Inoltre, lavorare un oggetto a mano permette al suo creatore di aggiungere dettagli, calore e personalità altrimenti impossibili con la lavorazione industriale. La bellezza dell’artigianalità sta proprio nel processo produttivo, che merita di essere valorizzato. Uno stile diverso, più lento, basato sui tempi naturali degli elementi: dal tempo di asciugatura del legno alla cottura della ceramica, ogni passaggio è scandito dai ritmi della materia stessa. Certo, l’attesa si allunga, ma viene ampliamente ripagata dalla qualità intrinseca del prodotto finale.

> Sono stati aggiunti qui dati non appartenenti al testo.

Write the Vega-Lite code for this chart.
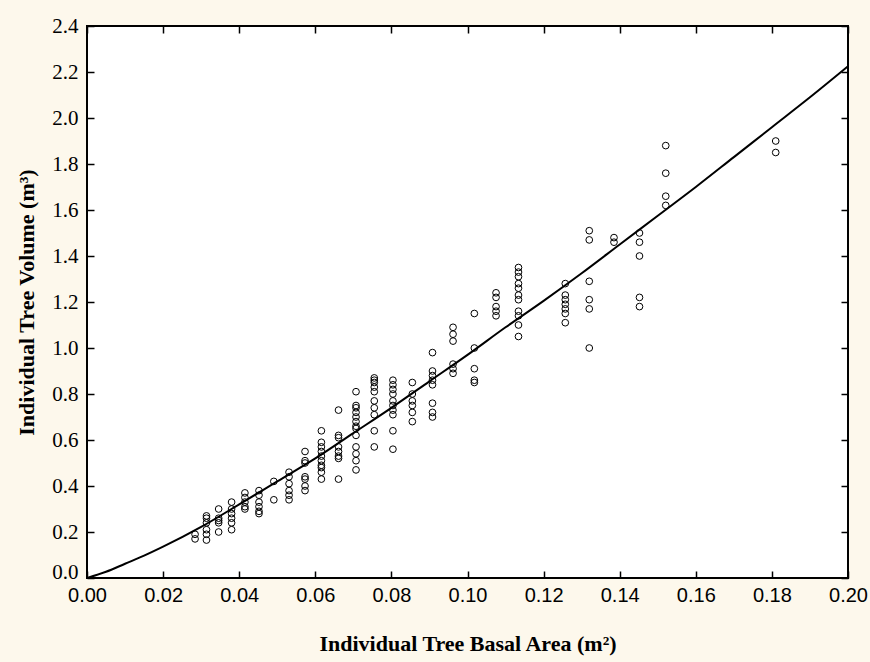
{
  "$schema": "https://vega.github.io/schema/vega-lite/v6.json",
  "width": 761,
  "height": 552,
  "autosize": "none",
  "padding": {"left": 87, "top": 26, "right": 22, "bottom": 84},
  "background": "#fdf8ec",
  "config": {
    "view": {"fill": "white", "stroke": "black", "strokeWidth": 2},
    "axis": {"domain": false, "grid": false, "tickColor": "black", "tickWidth": 1.5, "tickSize": -7, "labelColor": "black", "titleColor": "black"}
  },
  "datasets": {
    "trees": [
      {"ba":0.0284,"vol":0.17},{"ba":0.0284,"vol":0.19},
      {"ba":0.0314,"vol":0.27},{"ba":0.0314,"vol":0.26},{"ba":0.0314,"vol":0.24},{"ba":0.0314,"vol":0.21},{"ba":0.0314,"vol":0.19},{"ba":0.0314,"vol":0.165},
      {"ba":0.0346,"vol":0.30},{"ba":0.0346,"vol":0.26},{"ba":0.0346,"vol":0.25},{"ba":0.0346,"vol":0.24},{"ba":0.0346,"vol":0.20},
      {"ba":0.0380,"vol":0.33},{"ba":0.0380,"vol":0.30},{"ba":0.0380,"vol":0.28},{"ba":0.0380,"vol":0.26},{"ba":0.0380,"vol":0.24},{"ba":0.0380,"vol":0.21},
      {"ba":0.0415,"vol":0.37},{"ba":0.0415,"vol":0.35},{"ba":0.0415,"vol":0.33},{"ba":0.0415,"vol":0.31},{"ba":0.0415,"vol":0.30},
      {"ba":0.0452,"vol":0.38},{"ba":0.0452,"vol":0.36},{"ba":0.0452,"vol":0.33},{"ba":0.0452,"vol":0.31},{"ba":0.0452,"vol":0.29},{"ba":0.0452,"vol":0.28},
      {"ba":0.0491,"vol":0.42},{"ba":0.0491,"vol":0.34},
      {"ba":0.0531,"vol":0.46},{"ba":0.0531,"vol":0.44},{"ba":0.0531,"vol":0.41},{"ba":0.0531,"vol":0.38},{"ba":0.0531,"vol":0.36},{"ba":0.0531,"vol":0.34},
      {"ba":0.0573,"vol":0.55},{"ba":0.0573,"vol":0.51},{"ba":0.0573,"vol":0.50},{"ba":0.0573,"vol":0.44},{"ba":0.0573,"vol":0.43},{"ba":0.0573,"vol":0.40},{"ba":0.0573,"vol":0.38},
      {"ba":0.0616,"vol":0.64},{"ba":0.0616,"vol":0.59},{"ba":0.0616,"vol":0.57},{"ba":0.0616,"vol":0.55},{"ba":0.0616,"vol":0.53},{"ba":0.0616,"vol":0.51},{"ba":0.0616,"vol":0.49},{"ba":0.0616,"vol":0.48},{"ba":0.0616,"vol":0.46},{"ba":0.0616,"vol":0.43},
      {"ba":0.0661,"vol":0.73},{"ba":0.0661,"vol":0.62},{"ba":0.0661,"vol":0.61},{"ba":0.0661,"vol":0.57},{"ba":0.0661,"vol":0.55},{"ba":0.0661,"vol":0.53},{"ba":0.0661,"vol":0.52},{"ba":0.0661,"vol":0.43},
      {"ba":0.0707,"vol":0.81},{"ba":0.0707,"vol":0.75},{"ba":0.0707,"vol":0.74},{"ba":0.0707,"vol":0.72},{"ba":0.0707,"vol":0.70},{"ba":0.0707,"vol":0.68},{"ba":0.0707,"vol":0.66},{"ba":0.0707,"vol":0.65},{"ba":0.0707,"vol":0.62},{"ba":0.0707,"vol":0.57},{"ba":0.0707,"vol":0.54},{"ba":0.0707,"vol":0.51},{"ba":0.0707,"vol":0.47},
      {"ba":0.0755,"vol":0.87},{"ba":0.0755,"vol":0.86},{"ba":0.0755,"vol":0.85},{"ba":0.0755,"vol":0.83},{"ba":0.0755,"vol":0.81},{"ba":0.0755,"vol":0.77},{"ba":0.0755,"vol":0.74},{"ba":0.0755,"vol":0.71},{"ba":0.0755,"vol":0.64},{"ba":0.0755,"vol":0.57},
      {"ba":0.0804,"vol":0.86},{"ba":0.0804,"vol":0.84},{"ba":0.0804,"vol":0.82},{"ba":0.0804,"vol":0.80},{"ba":0.0804,"vol":0.77},{"ba":0.0804,"vol":0.75},{"ba":0.0804,"vol":0.73},{"ba":0.0804,"vol":0.71},{"ba":0.0804,"vol":0.64},{"ba":0.0804,"vol":0.56},
      {"ba":0.0855,"vol":0.85},{"ba":0.0855,"vol":0.80},{"ba":0.0855,"vol":0.77},{"ba":0.0855,"vol":0.75},{"ba":0.0855,"vol":0.72},{"ba":0.0855,"vol":0.68},
      {"ba":0.0908,"vol":0.98},{"ba":0.0908,"vol":0.90},{"ba":0.0908,"vol":0.88},{"ba":0.0908,"vol":0.86},{"ba":0.0908,"vol":0.84},{"ba":0.0908,"vol":0.76},{"ba":0.0908,"vol":0.72},{"ba":0.0908,"vol":0.70},
      {"ba":0.0962,"vol":1.09},{"ba":0.0962,"vol":1.06},{"ba":0.0962,"vol":1.03},{"ba":0.0962,"vol":0.93},{"ba":0.0962,"vol":0.91},{"ba":0.0962,"vol":0.89},
      {"ba":0.1018,"vol":1.15},{"ba":0.1018,"vol":1.00},{"ba":0.1018,"vol":0.91},{"ba":0.1018,"vol":0.86},{"ba":0.1018,"vol":0.85},
      {"ba":0.1075,"vol":1.24},{"ba":0.1075,"vol":1.22},{"ba":0.1075,"vol":1.18},{"ba":0.1075,"vol":1.16},{"ba":0.1075,"vol":1.14},
      {"ba":0.1134,"vol":1.35},{"ba":0.1134,"vol":1.33},{"ba":0.1134,"vol":1.31},{"ba":0.1134,"vol":1.28},{"ba":0.1134,"vol":1.26},{"ba":0.1134,"vol":1.23},{"ba":0.1134,"vol":1.21},{"ba":0.1134,"vol":1.16},{"ba":0.1134,"vol":1.14},{"ba":0.1134,"vol":1.10},{"ba":0.1134,"vol":1.05},
      {"ba":0.1257,"vol":1.28},{"ba":0.1257,"vol":1.23},{"ba":0.1257,"vol":1.21},{"ba":0.1257,"vol":1.19},{"ba":0.1257,"vol":1.17},{"ba":0.1257,"vol":1.15},{"ba":0.1257,"vol":1.11},
      {"ba":0.1320,"vol":1.51},{"ba":0.1320,"vol":1.47},{"ba":0.1320,"vol":1.29},{"ba":0.1320,"vol":1.21},{"ba":0.1320,"vol":1.17},{"ba":0.1320,"vol":1.00},
      {"ba":0.1385,"vol":1.48},{"ba":0.1385,"vol":1.46},
      {"ba":0.1452,"vol":1.50},{"ba":0.1452,"vol":1.46},{"ba":0.1452,"vol":1.40},{"ba":0.1452,"vol":1.22},{"ba":0.1452,"vol":1.18},
      {"ba":0.1521,"vol":1.88},{"ba":0.1521,"vol":1.76},{"ba":0.1521,"vol":1.66},{"ba":0.1521,"vol":1.62},
      {"ba":0.1810,"vol":1.90},{"ba":0.1810,"vol":1.85}
    ],
    "fit": [
      {"ba":0.00,"vol":0.00},{"ba":0.005,"vol":0.027},{"ba":0.01,"vol":0.062},{"ba":0.015,"vol":0.097},{"ba":0.02,"vol":0.136},{"ba":0.03,"vol":0.222},{"ba":0.04,"vol":0.32},
      {"ba":0.05,"vol":0.42},{"ba":0.06,"vol":0.52},{"ba":0.07,"vol":0.63},{"ba":0.08,"vol":0.74},{"ba":0.09,"vol":0.855},
      {"ba":0.10,"vol":0.97},{"ba":0.11,"vol":1.09},{"ba":0.12,"vol":1.205},{"ba":0.13,"vol":1.325},{"ba":0.14,"vol":1.45},
      {"ba":0.15,"vol":1.575},{"ba":0.16,"vol":1.70},{"ba":0.17,"vol":1.83},{"ba":0.18,"vol":1.96},{"ba":0.19,"vol":2.09},{"ba":0.20,"vol":2.225}
    ]
  },
  "resolve": {"axis": {"x": "independent", "y": "independent"}},
  "layer": [
    {
      "data": {"name": "fit"},
      "mark": {"type": "line", "color": "black", "strokeWidth": 2, "clip": true, "interpolate": "monotone"},
      "encoding": {
        "x": {"field": "ba", "type": "quantitative", "scale": {"domain": [0, 0.2], "nice": false, "zero": false},
              "axis": {"orient": "top", "labels": false, "title": null, "values": [0,0.02,0.04,0.06,0.08,0.1,0.12,0.14,0.16,0.18,0.2]}},
        "y": {"field": "vol", "type": "quantitative", "scale": {"domain": [0, 2.4], "nice": false, "zero": false},
              "axis": {"orient": "right", "labels": false, "title": null, "values": [0,0.2,0.4,0.6,0.8,1,1.2,1.4,1.6,1.8,2,2.2,2.4]}}
      }
    },
    {
      "data": {"name": "trees"},
      "mark": {"type": "point", "shape": "circle", "filled": false, "stroke": "black", "strokeWidth": 1, "size": 45, "opacity": 1},
      "encoding": {
        "x": {"field": "ba", "type": "quantitative",
              "axis": {"orient": "bottom", "format": ".2f", "values": [0,0.02,0.04,0.06,0.08,0.1,0.12,0.14,0.16,0.18,0.2],
                       "labelFont": "Liberation Sans", "labelFontSize": 20, "labelPadding": 14, "labelFlush": false, "labelOverlap": false,
                       "title": "Individual Tree Basal Area (m²)", "titleFont": "Liberation Serif", "titleFontSize": 22, "titleFontWeight": "bold", "titlePadding": 28}},
        "y": {"field": "vol", "type": "quantitative",
              "axis": {"orient": "left", "format": ".1f", "values": [0,0.2,0.4,0.6,0.8,1,1.2,1.4,1.6,1.8,2,2.2,2.4],
                       "labelFont": "Liberation Serif", "labelFontSize": 21, "labelPadding": 16, "labelFlush": false, "labelOverlap": false,
                       "labelOffset": {"condition": {"test": "datum.value == 0", "value": -6}, "value": 0},
                       "title": "Individual Tree Volume (m³)", "titleFont": "Liberation Serif", "titleFontSize": 22, "titleFontWeight": "bold", "titlePadding": 13}}
      }
    }
  ]
}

Siamo nella Golden Agedella ceramica. Soprattutto nel Nord Europa, giovani artigiani come Tortus o Jeanette List Amstrup stanno riportando sotto i riflettori la lavorazione al tornio. Ed è solo la punta dell’iceberg di una folta schiera di nuove leve che, giorno dopo giorno, dà nuovo valore a qualcosa che sembrava dimenticato. Pensala nel quotidiano: non è più bello avere qualcosa di cui conosci l’origine e le mani che l’hanno prodotto, invece che oggetti fatti in serie, uguali a quelli del tuo vicino di casa?
Ti basta aprire il feed di Instagram per capire di cosa sto parlando: knitting, lavorazione della pelle, ricamo, lavorazione del legno e della ceramica, stampa a mano, serigrafia. Niente di più che tecniche ereditate dai nostri antenati. La cosa bella è che ad occuparsene, adesso, sono giovani belli e volenterosi di applicare tutta la loro conoscenza artigianale nella creazione di un oggetto che farà felice un altro essere umano. La riscoperta dei mestieri manuali, oggi, è stupendamente hype, e la celebrazione dell’unicità e perché no, dell’imperfezione, più attuale che mai.
In fondo noi esseri viventi siamo belli perché diversi: è il nostro background a definirci. Non può essere lo stesso nel design?